Work to do » Write the data out again exactly, dropping any images it holds.

%%

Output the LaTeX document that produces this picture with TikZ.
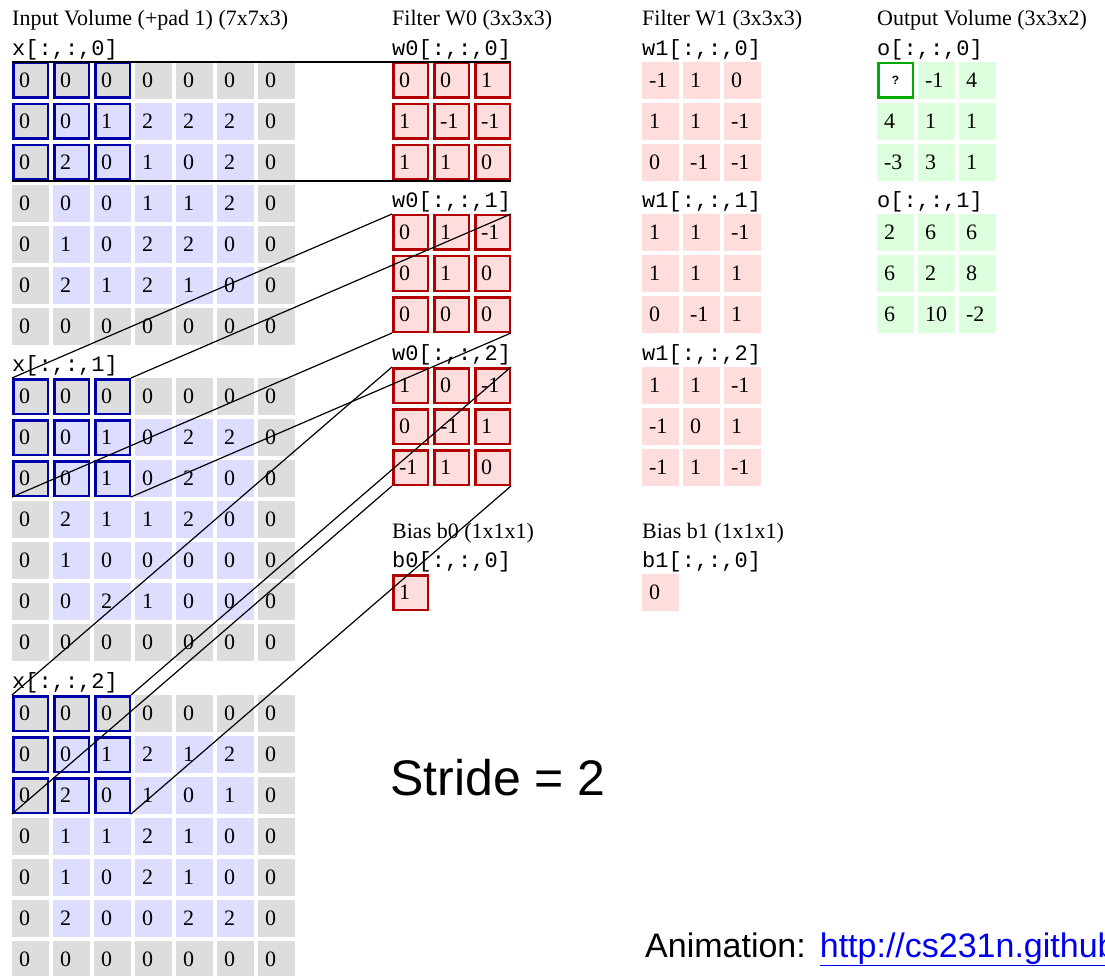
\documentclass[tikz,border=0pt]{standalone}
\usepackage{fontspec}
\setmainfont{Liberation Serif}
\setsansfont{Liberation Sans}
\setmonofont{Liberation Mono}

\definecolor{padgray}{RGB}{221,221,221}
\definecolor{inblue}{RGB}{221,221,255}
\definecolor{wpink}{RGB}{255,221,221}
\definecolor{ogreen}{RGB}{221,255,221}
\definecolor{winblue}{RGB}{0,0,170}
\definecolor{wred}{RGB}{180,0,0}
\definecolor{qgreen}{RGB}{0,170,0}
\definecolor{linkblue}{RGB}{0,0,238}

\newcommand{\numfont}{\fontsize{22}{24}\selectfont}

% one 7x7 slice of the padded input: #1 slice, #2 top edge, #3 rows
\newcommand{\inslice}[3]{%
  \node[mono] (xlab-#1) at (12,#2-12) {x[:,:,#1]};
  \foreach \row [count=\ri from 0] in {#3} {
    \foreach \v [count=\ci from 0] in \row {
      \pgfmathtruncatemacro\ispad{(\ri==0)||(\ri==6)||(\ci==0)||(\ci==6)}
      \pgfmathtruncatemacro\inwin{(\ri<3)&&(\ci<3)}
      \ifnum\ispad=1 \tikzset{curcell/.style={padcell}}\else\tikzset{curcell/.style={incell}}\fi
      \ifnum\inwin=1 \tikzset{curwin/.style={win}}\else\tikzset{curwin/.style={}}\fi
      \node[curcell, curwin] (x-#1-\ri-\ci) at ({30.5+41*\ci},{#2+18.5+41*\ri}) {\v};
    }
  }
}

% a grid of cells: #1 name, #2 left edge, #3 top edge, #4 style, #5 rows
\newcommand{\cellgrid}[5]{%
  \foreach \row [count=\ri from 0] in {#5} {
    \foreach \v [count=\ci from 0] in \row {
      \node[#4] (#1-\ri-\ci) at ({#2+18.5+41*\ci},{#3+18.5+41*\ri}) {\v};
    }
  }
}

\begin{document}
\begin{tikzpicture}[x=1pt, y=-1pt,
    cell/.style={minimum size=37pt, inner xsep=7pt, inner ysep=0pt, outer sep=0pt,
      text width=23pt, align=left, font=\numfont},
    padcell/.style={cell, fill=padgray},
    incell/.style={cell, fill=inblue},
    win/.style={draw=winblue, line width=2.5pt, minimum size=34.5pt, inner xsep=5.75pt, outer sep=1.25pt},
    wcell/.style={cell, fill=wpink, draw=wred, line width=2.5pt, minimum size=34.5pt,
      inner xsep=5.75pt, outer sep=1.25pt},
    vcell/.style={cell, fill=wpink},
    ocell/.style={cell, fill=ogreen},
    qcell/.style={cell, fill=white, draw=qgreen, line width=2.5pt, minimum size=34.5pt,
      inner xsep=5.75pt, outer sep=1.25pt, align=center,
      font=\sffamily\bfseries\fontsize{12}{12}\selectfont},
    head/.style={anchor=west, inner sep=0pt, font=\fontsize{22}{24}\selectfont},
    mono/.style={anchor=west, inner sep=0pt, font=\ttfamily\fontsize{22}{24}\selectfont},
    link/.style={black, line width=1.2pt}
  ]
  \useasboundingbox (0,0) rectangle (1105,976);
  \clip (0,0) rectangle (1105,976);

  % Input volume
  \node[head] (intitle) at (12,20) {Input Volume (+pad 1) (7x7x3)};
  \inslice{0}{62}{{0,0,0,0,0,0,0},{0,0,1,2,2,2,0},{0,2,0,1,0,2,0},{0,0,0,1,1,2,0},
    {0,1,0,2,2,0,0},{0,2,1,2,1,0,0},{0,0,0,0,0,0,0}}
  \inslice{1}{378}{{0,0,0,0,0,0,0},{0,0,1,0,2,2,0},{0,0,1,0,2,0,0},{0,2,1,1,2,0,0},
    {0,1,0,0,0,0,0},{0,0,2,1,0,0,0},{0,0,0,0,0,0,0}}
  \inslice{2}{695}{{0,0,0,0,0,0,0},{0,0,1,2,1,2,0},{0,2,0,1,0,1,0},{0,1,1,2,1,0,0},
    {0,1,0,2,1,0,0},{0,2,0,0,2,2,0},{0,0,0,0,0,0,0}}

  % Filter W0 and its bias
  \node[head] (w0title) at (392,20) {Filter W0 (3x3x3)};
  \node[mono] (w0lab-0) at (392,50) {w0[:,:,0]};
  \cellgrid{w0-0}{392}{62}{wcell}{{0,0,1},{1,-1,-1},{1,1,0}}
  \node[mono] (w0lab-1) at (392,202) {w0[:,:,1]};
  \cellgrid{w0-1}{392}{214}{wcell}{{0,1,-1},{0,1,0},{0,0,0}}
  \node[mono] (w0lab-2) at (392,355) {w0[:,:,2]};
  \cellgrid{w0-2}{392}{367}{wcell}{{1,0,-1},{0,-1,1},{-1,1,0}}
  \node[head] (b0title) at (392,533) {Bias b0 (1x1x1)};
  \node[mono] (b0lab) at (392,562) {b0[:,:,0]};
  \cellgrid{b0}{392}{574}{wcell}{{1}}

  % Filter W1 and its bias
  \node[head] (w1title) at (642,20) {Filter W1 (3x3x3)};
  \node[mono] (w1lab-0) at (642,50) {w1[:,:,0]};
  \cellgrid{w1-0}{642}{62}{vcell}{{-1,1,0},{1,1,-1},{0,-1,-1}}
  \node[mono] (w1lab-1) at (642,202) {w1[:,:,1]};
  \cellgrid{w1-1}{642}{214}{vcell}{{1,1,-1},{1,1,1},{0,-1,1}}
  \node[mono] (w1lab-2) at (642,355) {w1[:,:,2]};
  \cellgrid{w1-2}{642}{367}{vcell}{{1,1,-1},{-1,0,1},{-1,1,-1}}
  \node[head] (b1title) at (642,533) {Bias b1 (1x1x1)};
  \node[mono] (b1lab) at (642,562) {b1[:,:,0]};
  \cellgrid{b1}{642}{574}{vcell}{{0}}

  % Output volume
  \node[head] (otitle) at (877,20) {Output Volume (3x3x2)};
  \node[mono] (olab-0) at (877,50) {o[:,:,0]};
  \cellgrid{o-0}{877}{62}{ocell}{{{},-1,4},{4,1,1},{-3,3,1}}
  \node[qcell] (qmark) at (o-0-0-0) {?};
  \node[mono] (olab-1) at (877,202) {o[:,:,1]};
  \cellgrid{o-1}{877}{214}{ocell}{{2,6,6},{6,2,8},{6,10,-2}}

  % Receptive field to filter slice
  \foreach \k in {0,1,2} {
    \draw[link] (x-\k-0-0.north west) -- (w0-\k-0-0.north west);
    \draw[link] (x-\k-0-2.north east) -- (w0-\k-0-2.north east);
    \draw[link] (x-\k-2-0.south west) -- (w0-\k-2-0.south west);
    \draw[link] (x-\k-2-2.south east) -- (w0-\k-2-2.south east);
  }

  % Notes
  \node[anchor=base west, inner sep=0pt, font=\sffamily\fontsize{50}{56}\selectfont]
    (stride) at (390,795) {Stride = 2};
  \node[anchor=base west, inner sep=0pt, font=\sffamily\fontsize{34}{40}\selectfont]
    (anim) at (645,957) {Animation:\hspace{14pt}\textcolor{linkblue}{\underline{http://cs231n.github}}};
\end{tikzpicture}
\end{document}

%%

Reply »
Output the LaTeX document that produces this picture with TikZ.
\documentclass[tikz,border=0pt]{standalone}
\usepackage{fontspec}
\setmainfont{Liberation Serif}
\setsansfont{Liberation Sans}
\setmonofont{Liberation Mono}

\definecolor{padgray}{RGB}{221,221,221}
\definecolor{inblue}{RGB}{221,221,255}
\definecolor{wpink}{RGB}{255,221,221}
\definecolor{ogreen}{RGB}{221,255,221}
\definecolor{winblue}{RGB}{0,0,170}
\definecolor{wred}{RGB}{180,0,0}
\definecolor{qgreen}{RGB}{0,170,0}
\definecolor{linkblue}{RGB}{0,0,238}

\newcommand{\numfont}{\fontsize{22}{24}\selectfont}

% one 7x7 slice of the padded input: #1 slice, #2 top edge, #3 rows
\newcommand{\inslice}[3]{%
  \node[mono] (xlab-#1) at (12,#2-12) {x[:,:,#1]};
  \foreach \row [count=\ri from 0] in {#3} {
    \foreach \v [count=\ci from 0] in \row {
      \pgfmathtruncatemacro\ispad{(\ri==0)||(\ri==6)||(\ci==0)||(\ci==6)}
      \pgfmathtruncatemacro\inwin{(\ri<3)&&(\ci<3)}
      \ifnum\ispad=1 \tikzset{curcell/.style={padcell}}\else\tikzset{curcell/.style={incell}}\fi
      \ifnum\inwin=1 \tikzset{curwin/.style={win}}\else\tikzset{curwin/.style={}}\fi
      \node[curcell, curwin] (x-#1-\ri-\ci) at ({30.5+41*\ci},{#2+18.5+41*\ri}) {\v};
    }
  }
}

% a grid of cells: #1 name, #2 left edge, #3 top edge, #4 style, #5 rows
\newcommand{\cellgrid}[5]{%
  \foreach \row [count=\ri from 0] in {#5} {
    \foreach \v [count=\ci from 0] in \row {
      \node[#4] (#1-\ri-\ci) at ({#2+18.5+41*\ci},{#3+18.5+41*\ri}) {\v};
    }
  }
}

\begin{document}
\begin{tikzpicture}[x=1pt, y=-1pt,
    cell/.style={minimum size=37pt, inner xsep=7pt, inner ysep=0pt, outer sep=0pt,
      text width=23pt, align=left, font=\numfont},
    padcell/.style={cell, fill=padgray},
    incell/.style={cell, fill=inblue},
    win/.style={draw=winblue, line width=2.5pt, minimum size=34.5pt, inner xsep=5.75pt, outer sep=1.25pt},
    wcell/.style={cell, fill=wpink, draw=wred, line width=2.5pt, minimum size=34.5pt,
      inner xsep=5.75pt, outer sep=1.25pt},
    vcell/.style={cell, fill=wpink},
    ocell/.style={cell, fill=ogreen},
    qcell/.style={cell, fill=white, draw=qgreen, line width=2.5pt, minimum size=34.5pt,
      inner xsep=5.75pt, outer sep=1.25pt, align=center,
      font=\sffamily\bfseries\fontsize{12}{12}\selectfont},
    head/.style={anchor=west, inner sep=0pt, font=\fontsize{22}{24}\selectfont},
    mono/.style={anchor=west, inner sep=0pt, font=\ttfamily\fontsize{22}{24}\selectfont},
    link/.style={black, line width=1.2pt}
  ]
  \useasboundingbox (0,0) rectangle (1105,976);
  \clip (0,0) rectangle (1105,976);

  % Input volume
  \node[head] (intitle) at (12,20) {Input Volume (+pad 1) (7x7x3)};
  \inslice{0}{62}{{0,0,0,0,0,0,0},{0,0,1,2,2,2,0},{0,2,0,1,0,2,0},{0,0,0,1,1,2,0},
    {0,1,0,2,2,0,0},{0,2,1,2,1,0,0},{0,0,0,0,0,0,0}}
  \inslice{1}{378}{{0,0,0,0,0,0,0},{0,0,1,0,2,2,0},{0,0,1,0,2,0,0},{0,2,1,1,2,0,0},
    {0,1,0,0,0,0,0},{0,0,2,1,0,0,0},{0,0,0,0,0,0,0}}
  \inslice{2}{695}{{0,0,0,0,0,0,0},{0,0,1,2,1,2,0},{0,2,0,1,0,1,0},{0,1,1,2,1,0,0},
    {0,1,0,2,1,0,0},{0,2,0,0,2,2,0},{0,0,0,0,0,0,0}}

  % Filter W0 and its bias
  \node[head] (w0title) at (392,20) {Filter W0 (3x3x3)};
  \node[mono] (w0lab-0) at (392,50) {w0[:,:,0]};
  \cellgrid{w0-0}{392}{62}{wcell}{{0,0,1},{1,-1,-1},{1,1,0}}
  \node[mono] (w0lab-1) at (392,202) {w0[:,:,1]};
  \cellgrid{w0-1}{392}{214}{wcell}{{0,1,-1},{0,1,0},{0,0,0}}
  \node[mono] (w0lab-2) at (392,355) {w0[:,:,2]};
  \cellgrid{w0-2}{392}{367}{wcell}{{1,0,-1},{0,-1,1},{-1,1,0}}
  \node[head] (b0title) at (392,533) {Bias b0 (1x1x1)};
  \node[mono] (b0lab) at (392,562) {b0[:,:,0]};
  \cellgrid{b0}{392}{574}{wcell}{{1}}

  % Filter W1 and its bias
  \node[head] (w1title) at (642,20) {Filter W1 (3x3x3)};
  \node[mono] (w1lab-0) at (642,50) {w1[:,:,0]};
  \cellgrid{w1-0}{642}{62}{vcell}{{-1,1,0},{1,1,-1},{0,-1,-1}}
  \node[mono] (w1lab-1) at (642,202) {w1[:,:,1]};
  \cellgrid{w1-1}{642}{214}{vcell}{{1,1,-1},{1,1,1},{0,-1,1}}
  \node[mono] (w1lab-2) at (642,355) {w1[:,:,2]};
  \cellgrid{w1-2}{642}{367}{vcell}{{1,1,-1},{-1,0,1},{-1,1,-1}}
  \node[head] (b1title) at (642,533) {Bias b1 (1x1x1)};
  \node[mono] (b1lab) at (642,562) {b1[:,:,0]};
  \cellgrid{b1}{642}{574}{vcell}{{0}}

  % Output volume
  \node[head] (otitle) at (877,20) {Output Volume (3x3x2)};
  \node[mono] (olab-0) at (877,50) {o[:,:,0]};
  \cellgrid{o-0}{877}{62}{ocell}{{{},-1,4},{4,1,1},{-3,3,1}}
  \node[qcell] (qmark) at (o-0-0-0) {?};
  \node[mono] (olab-1) at (877,202) {o[:,:,1]};
  \cellgrid{o-1}{877}{214}{ocell}{{2,6,6},{6,2,8},{6,10,-2}}

  % Receptive field to filter slice
  \foreach \k in {0,1,2} {
    \draw[link] (x-\k-0-0.north west) -- (w0-\k-0-0.north west);
    \draw[link] (x-\k-0-2.north east) -- (w0-\k-0-2.north east);
    \draw[link] (x-\k-2-0.south west) -- (w0-\k-2-0.south west);
    \draw[link] (x-\k-2-2.south east) -- (w0-\k-2-2.south east);
  }

  % Notes
  \node[anchor=base west, inner sep=0pt, font=\sffamily\fontsize{50}{56}\selectfont]
    (stride) at (390,795) {Stride = 2};
  \node[anchor=base west, inner sep=0pt, font=\sffamily\fontsize{34}{40}\selectfont]
    (anim) at (645,957) {Animation:\hspace{14pt}\textcolor{linkblue}{\underline{http://cs231n.github}}};
\end{tikzpicture}
\end{document}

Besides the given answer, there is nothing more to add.